35 thoughts on “Snorkelling lessons.

  1. Eileen says:

    Limits of our own ambition……..AMEN!
    Well said. Important and powerful, well written post!

  2. sula1968 says:

    Reblogged this on Sula1968's Blog.

  3. Spy Garden says:

    I’ve recently become gainfully employed and it does put a bit of a damper on the blogging but I think there is a balance, just takes time to find a new routine. I’m a nurse working in the field of mental health so certainly relate to many sentiments in this essay. Especially of childhood, which I believe should involve the complex concept of: Playing Outside…and not too much else. Really, your writing belongs in books, not blogs, anyways though. A good publisher and several “book deals” I swear must be in your future. You’ve already got loads of material that just needs minimal editing for several nytimes #1 bestseller books of essays. In that world, it’s who you know I suppose. And they’re probably dic!s hahahahah

  4. mariekeates says:

    Most of these child prodigies seem to end up very broken adults. What a sad world we live in. My son took up tennis for a while, not because we made him, he wanted to. The teacher said he had something of McEnroe about him, sadly it was the temper tantrum bit not the skill at tennis though! Good luck with the job hunting, I’m doing that myself at the moment and it’s tough!

  5. Lyn says:

    I so badly want to take my walking stick to that poor little girl’s parents. There should be a very special jail for people like them. Jails where they sleep on cement floors, do not have TV, are not allowed to use the internet, are not allowed to get university degrees at the expense of the general public. A jail that is actually a punishment and not a holiday resort. You’ve written another fine post Mr. 23Thorns.

    • 23thorns says:

      Rightly or wrongly, I doubt it will come to that. But they will get something else. They will have to stand up, not in front of a ten-year-old, but in front of the world, while we say “Look. Look at what you are.”
      It may not sound like much, but I suspect that people like this have never done that before, and seeing themselves as we see them will come as a bit of a shock.

  6. sula1968 says:

    Another brilliant post

  7. narf77 says:

    The world is full of dicks. It always has been but the dick tide is turning and now we are seeing family dynamics skewed to profit rather than parenting and where once dicks were shamed, now they shrug their shoulders and head back out to take another swing. Cheers for this post. Sometimes it feels like we are drowning in dicks…the news would have us believe that they are everywhere. Sometimes it is just nice to know that people still exist who would allow their kids to be kids.

  8. Mary Southon says:

    Brilliant and thoughtful and thought provoking. I’ve missed you.

  9. annette48 says:

    Thanks for this insightful treatment of a difficult subject. I spent my children’s growing years just trying to keep up as a parent of children who drove themselves but to atypical heights. I so enjoy your style, your ability to employ humor to bring your reader in and to make a point. I start chuckling as I read and then my heart breaks. Well done!

    • 23thorns says:

      Ooh. Those are the ones that scare me. I have friends with kids like that, and the toughest job those parents have seems to be teaching their kids to cut themselves a little slack.

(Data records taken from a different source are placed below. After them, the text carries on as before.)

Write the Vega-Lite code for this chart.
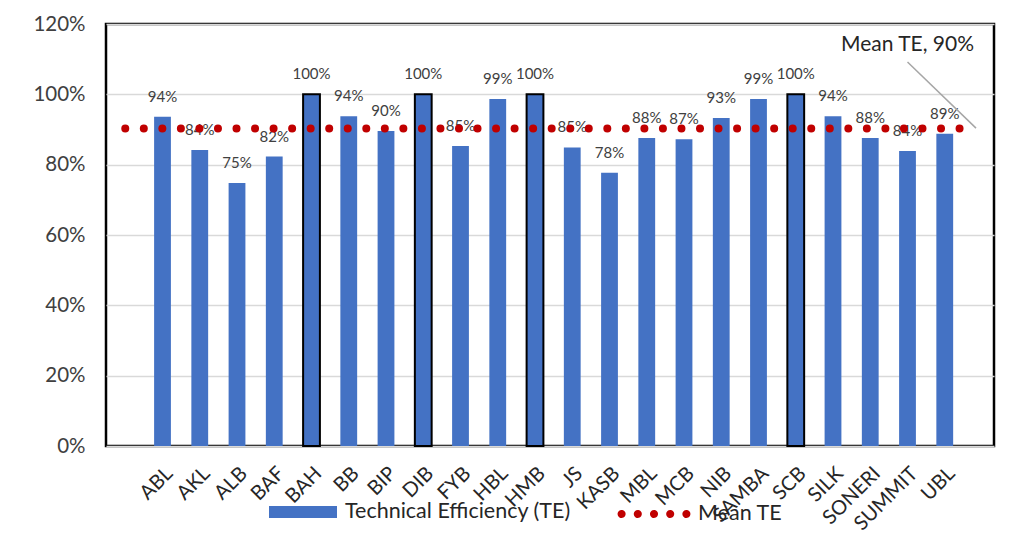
{
  "$schema": "https://vega.github.io/schema/vega-lite/v6.json",
  "width": 888,
  "height": 422,
  "autosize": {"type": "none"},
  "padding": {"left": 106, "top": 24, "right": 36, "bottom": 98},
  "background": "white",
  "config": {
    "font": "Lato",
    "view": {"stroke": "black", "strokeWidth": 2.5},
    "legend": {"labelFont": "Lato", "labelLimit": 0},
    "axis": {"labelFont": "Lato"}
  },
  "datasets": {
    "banks": [
      {"bank": "ABL", "te": 0.936},
      {"bank": "AKL", "te": 0.842},
      {"bank": "ALB", "te": 0.748},
      {"bank": "BAF", "te": 0.823},
      {"bank": "BAH", "te": 1.0},
      {"bank": "BB", "te": 0.938},
      {"bank": "BIP", "te": 0.896},
      {"bank": "DIB", "te": 1.0},
      {"bank": "FYB", "te": 0.853},
      {"bank": "HBL", "te": 0.987},
      {"bank": "HMB", "te": 1.0},
      {"bank": "JS", "te": 0.849},
      {"bank": "KASB", "te": 0.777},
      {"bank": "MBL", "te": 0.876},
      {"bank": "MCB", "te": 0.872},
      {"bank": "NIB", "te": 0.933},
      {"bank": "SAMBA", "te": 0.987},
      {"bank": "SCB", "te": 1.0},
      {"bank": "SILK", "te": 0.938},
      {"bank": "SONERI", "te": 0.876},
      {"bank": "SUMMIT", "te": 0.839},
      {"bank": "UBL", "te": 0.888}
    ],
    "mean": [{"from": "s0", "to": "UBL", "mean": 0.903}],
    "note": [{"x1": "SUMMIT", "x2": "UBL", "y1": 1.092, "y2": 0.904, "ty": 1.14, "label": "Mean TE, 90%"}]
  },
  "layer": [
    {
      "data": {"name": "banks"},
      "mark": {"type": "bar", "strokeWidth": 2},
      "encoding": {
        "x": {
          "field": "bank", "type": "nominal", "sort": null,
          "scale": {
            "domain": ["s0", "ABL", "AKL", "ALB", "BAF", "BAH", "BB", "BIP", "DIB", "FYB", "HBL", "HMB", "JS", "KASB", "MBL", "MCB", "NIB", "SAMBA", "SCB", "SILK", "SONERI", "SUMMIT", "UBL"],
            "paddingInner": 0.549, "paddingOuter": 0.694, "align": 0.21
          },
          "axis": {
            "title": null, "labelAngle": -45, "labelFontSize": 20, "labelColor": "#262626",
            "labelPadding": 17, "ticks": false, "tickSize": 0, "domain": false, "labelOverlap": false,
            "labelExpr": "datum.value == 's0' ? '' : datum.value"
          }
        },
        "y": {
          "field": "te", "type": "quantitative",
          "scale": {"domain": [0, 1.2]},
          "axis": {
            "title": null, "format": ".0%", "values": [0, 0.2, 0.4, 0.6, 0.8, 1, 1.2],
            "labelFontSize": 20.5, "labelColor": "#404040", "labelPadding": 21,
            "ticks": false, "tickSize": 0, "domain": false, "labelOverlap": false,
            "gridColor": "#D9D9D9", "gridWidth": 1.3
          }
        },
        "fill": {
          "datum": "Technical Efficiency (TE)", "type": "nominal",
          "scale": {"range": ["#4472C4"]},
          "legend": {
            "title": null, "orient": "none", "legendX": 163, "legendY": 454,
            "symbolType": "M-1,-0.18H1V0.18H-1Z", "symbolSize": 4624, "symbolStrokeWidth": 0,
            "labelFontSize": 21.5, "labelColor": "#262626", "labelOffset": 8
          }
        },
        "stroke": {"condition": {"test": "datum.te >= 1", "value": "black"}, "value": "transparent"}
      }
    },
    {
      "data": {"name": "banks"},
      "mark": {"type": "text", "dy": -20, "fontSize": 15, "color": "#404040", "baseline": "middle"},
      "encoding": {
        "x": {"field": "bank", "type": "nominal", "sort": null},
        "y": {"field": "te", "type": "quantitative"},
        "text": {"field": "te", "type": "quantitative", "format": ".0%"}
      }
    },
    {
      "data": {"name": "mean"},
      "mark": {"type": "rule", "strokeWidth": 8, "strokeCap": "round", "strokeDash": [0.01, 18.53]},
      "encoding": {
        "x": {"field": "from", "type": "nominal", "bandPosition": 0.5},
        "x2": {"field": "to", "bandPosition": 1.41},
        "y": {"field": "mean", "type": "quantitative"},
        "stroke": {
          "datum": "Mean TE", "type": "nominal",
          "scale": {"range": ["#C00000"]},
          "legend": {
            "title": null, "orient": "none", "legendX": 510, "legendY": 452,
            "symbolType": "M-0.956,0a0.056,0.056 0 1,0 0.112,0a0.056,0.056 0 1,0 -0.112,0ZM-0.506,0a0.056,0.056 0 1,0 0.112,0a0.056,0.056 0 1,0 -0.112,0ZM-0.056,0a0.056,0.056 0 1,0 0.112,0a0.056,0.056 0 1,0 -0.112,0ZM0.394,0a0.056,0.056 0 1,0 0.112,0a0.056,0.056 0 1,0 -0.112,0ZM0.844,0a0.056,0.056 0 1,0 0.112,0a0.056,0.056 0 1,0 -0.112,0Z",
            "symbolSize": 5184, "symbolStrokeWidth": 4, "symbolDash": [1, 0],
            "labelFontSize": 21.5, "labelColor": "#262626", "labelOffset": 6
          }
        }
      }
    },
    {
      "data": {"name": "note"},
      "mark": {"type": "rule", "color": "#A6A6A6", "strokeWidth": 1.5},
      "encoding": {
        "x": {"field": "x1", "type": "nominal"},
        "x2": {"field": "x2", "bandPosition": 2.36},
        "y": {"field": "y1", "type": "quantitative"},
        "y2": {"field": "y2"}
      }
    },
    {
      "data": {"name": "note"},
      "mark": {"type": "text", "fontSize": 21, "color": "#262626", "align": "center", "baseline": "middle"},
      "encoding": {
        "x": {"field": "x1", "type": "nominal"},
        "y": {"field": "ty", "type": "quantitative"},
        "text": {"field": "label"}
      }
    }
  ]
}
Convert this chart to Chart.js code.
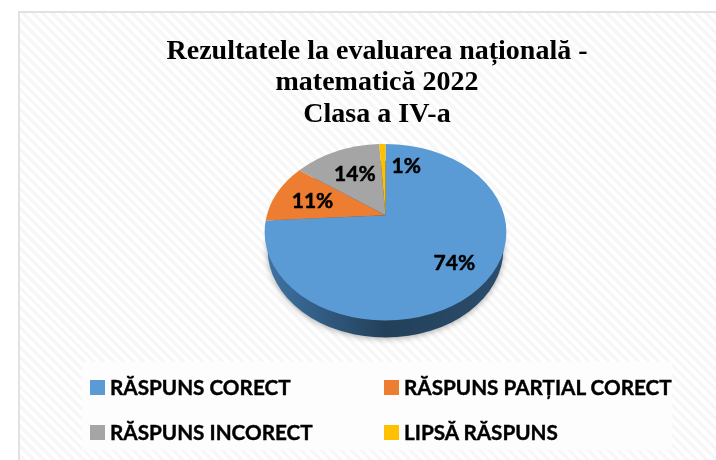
<!DOCTYPE html>
<html>
<head>
<meta charset="utf-8">
<script src="https://cdn.jsdelivr.net/npm/chart.js@4"></script>
<style>
  html, body { margin: 0; padding: 0; background: #fff; overflow: hidden; }
  #frame {
    position: absolute; left: 18px; top: 11px; width: 720px; height: 470px;
    border: 2px solid #e2e2e2;
    background: repeating-linear-gradient(45deg, #fff 0 3.5px, #f7f7f7 3.5px 7px);
  }
  #legendBox { position: absolute; left: 82px; top: 362px; width: 590px; height: 88px; background: #fdfdfd; }
  #wrap { position: absolute; left: 0; top: 0; width: 716px; height: 460px; }
  .item {
    position: absolute; font: bold 20.7px Lato, sans-serif; color: #000;
    white-space: nowrap; line-height: 24px; padding-left: 20px;
    -webkit-text-stroke: 0.4px #000;
  }
  .item i { position: absolute; left: 0; top: 5px; width: 15px; height: 15px; }
</style>
</head>
<body>
<div id="frame"></div>
<div id="legendBox"></div>
<div id="wrap"><canvas id="chart" width="716" height="460"></canvas></div>
<script>
const titleLines = ['Rezultatele la evaluarea națională -', 'matematică 2022', 'Clasa a IV-a'];
const categories = ['RĂSPUNS CORECT', 'RĂSPUNS PARȚIAL CORECT', 'RĂSPUNS INCORECT', 'LIPSĂ RĂSPUNS'];
const values = [74, 11, 14, 1];
const colors = ['#5b9bd5', '#ed7d31', '#a5a5a5', '#ffc000'];

// pie is tilted, the apex sits above the middle of the ellipse
const tilt = -0.193;
const stretchX = 1.212, stretchY = 0.885;
const shiftX = 8.5, depth = 17;
const labelRadius = 0.72;
const labelNudge = [[0, 2], [6, 2], [6, 7], [23, 5]];

function project(a, r) {
  // a is the canvas angle of the slice edge, r goes from 0 to 1 along the radius
  const x = Math.cos(a) * r, y = Math.sin(a) * r;
  const d = 1 + tilt * y;
  return { x: x * Math.sqrt(1 - tilt * tilt) / d, y: (y + tilt) / d };
}

const tiltedPie = {
  id: 'tiltedPie',
  beforeDatasetDraw(chart, args) {
    const ctx = chart.ctx;
    const arcs = chart.getDatasetMeta(args.index).data;
    const first = arcs[0];
    const cx = first.x + shiftX, cy = first.y;
    const a = first.outerRadius * stretchX, b = first.outerRadius * stretchY;

    ctx.save();
    // side of the pie with soft shadow
    const side = ctx.createLinearGradient(cx - a, 0, cx + a, 0);
    side.addColorStop(0, '#3f74a6');
    side.addColorStop(0.5, '#234059');
    side.addColorStop(1, '#2b4d6d');
    ctx.shadowColor = 'rgba(0,0,0,0.35)';
    ctx.shadowBlur = 6;
    ctx.shadowOffsetY = 1;
    ctx.fillStyle = side;
    ctx.beginPath();
    ctx.ellipse(cx, cy + depth, a - 3, b, 0, 0, Math.PI * 2);
    ctx.fill();
    ctx.restore();

    arcs.forEach((arc) => {
      const s = project(arc.startAngle, 1), e = project(arc.endAngle, 1);
      const apex = project(0, 0);
      ctx.fillStyle = arc.options.backgroundColor;
      ctx.beginPath();
      ctx.moveTo(cx + apex.x * a, cy + apex.y * b);
      ctx.ellipse(cx, cy, a, b, 0, Math.atan2(s.y, s.x), Math.atan2(e.y, e.x));
      ctx.closePath();
      ctx.fill();
    });

    ctx.fillStyle = '#000';
    ctx.strokeStyle = '#000';
    ctx.lineWidth = 0.5;
    ctx.font = 'bold 21px Lato, sans-serif';
    ctx.textAlign = 'center';
    ctx.textBaseline = 'middle';
    arcs.forEach((arc, i) => {
      const p = project((arc.startAngle + arc.endAngle) / 2, labelRadius);
      const lx = cx + p.x * a + labelNudge[i][0], ly = cy + p.y * b + labelNudge[i][1];
      ctx.fillText(values[i] + '%', lx, ly);
      ctx.strokeText(values[i] + '%', lx, ly);
    });
    return false;
  }
};

new Chart(document.getElementById('chart'), {
  type: 'pie',
  data: {
    labels: categories,
    datasets: [{ data: values, backgroundColor: colors, borderWidth: 0 }]
  },
  plugins: [tiltedPie],
  options: {
    responsive: false,
    animation: false,
    layout: { padding: { left: 38, bottom: 128 } },
    plugins: {
      legend: { display: false },
      tooltip: { enabled: false },
      title: {
        display: true,
        text: titleLines,
        color: '#000',
        font: { family: '"Liberation Serif"', size: 28, weight: 'bold', lineHeight: 1.125 },
        padding: { top: 36, bottom: 2 }
      }
    }
  }
});

// two column legend, same order as the slices
const slots = [[90, 375], [384, 375], [90, 420], [384, 420]];
categories.forEach((name, i) => {
  const el = document.createElement('div');
  el.className = 'item';
  el.style.left = slots[i][0] + 'px';
  el.style.top = slots[i][1] + 'px';
  el.innerHTML = '<i style="background:' + colors[i] + ';-webkit-text-stroke:0"></i>' + name;
  document.body.appendChild(el);
});
</script>
</body>
</html>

  10. That was fantastic. I imagine your kids are very happy. Kudos to you!

  11. Lyle Krahn says:

    That’s exactly right. The kids need some sense of normal to start off life or it’s hard to find their moorings later.

  12. Lately I’ve been bemoaning the fact that my mother held unrealistic expectations of me in the beauty arena. I was musing aloud – wondering if this was a universal issue. I suppose I have my answer after reading your work. I feel more than a little bit sheepish. Clearly, other children are losing their soul, if not their life to the demands of greedy, or at the very least, unthinking parents.

    A fine piece of writing, and I thank you for this.

    • 23thorns says:

      We always hear the success stories. What about all those kids whose parents sacrifice their childhoods in pursuit of glory who just aren’t quite good enough?
      Imagine all those hours, all that effort, all the missed joys of being young and free, only to find that you didn’t make the cut?

  13. Respect. That seems to be the key throughout your essay, respect and especially the lack of it. Unfortunately, not every parent has the capability to understand their own children (or anyone else, likely) and what their limits and ambitions are. When our son said “never again” to overlapped soccer and baseball seasons, he was in 4th grade, IIRC. It was a whole 3 weeks overlap. And we said “okay.” And he never did that again. Not every parent could hear their child, much less respect their child’s needs. Sometimes that leads to damage in small, sometimes in large. I’ve seen the effects in others both ways.

    Thanks.

    • 23thorns says:

      I think this, as is the case with most things in life, just needs a little of that rarest and most badly named of commodities; common sense.
      Push your child to achieve? Sure. Beat them and throw them into a dam? Not so much.

  14. Well said sir!! If I had a small [or large] fortune it would be yours, just to keep you out of painful employment and thereby free to keep writing great posts like this!

    • 23thorns says:

      Well what are you doing wasting your time on the internet!?!? Go out and find one! Since you are going to be busy anyway, I’d be happy to settle for a large one.

  15. smseattle says:

    Thank you for this post, Mr. 23thorns. I agree that it’s wrong for parents to abuse their kids by pushing them too hard and I know that some parents do that. But if you have a high-achieving kid who loves challenges, it’s very important for parents to respect and encourage that kid. Here the parent walks a very fine line, because the parent also needs to remind the kid to back off a little if other parts of his or her life are suffering. I speak from personal experience. I am not a high achiever but my daughter is. She had a sparkle in her eye from the very beginning. I saw that sparkle and did everything I could to keep it shining brightly.

    • 23thorns says:

      Like I said, the limits of her own ambition. If you know that it’s what she wants, and not what you want, all you have to do is sit back and watch as she takes over the world.
      Just make sure she stays hydrated and doesn’t try to assassinate the competition. If they want to play, your job is to make sure they know how to play nicely.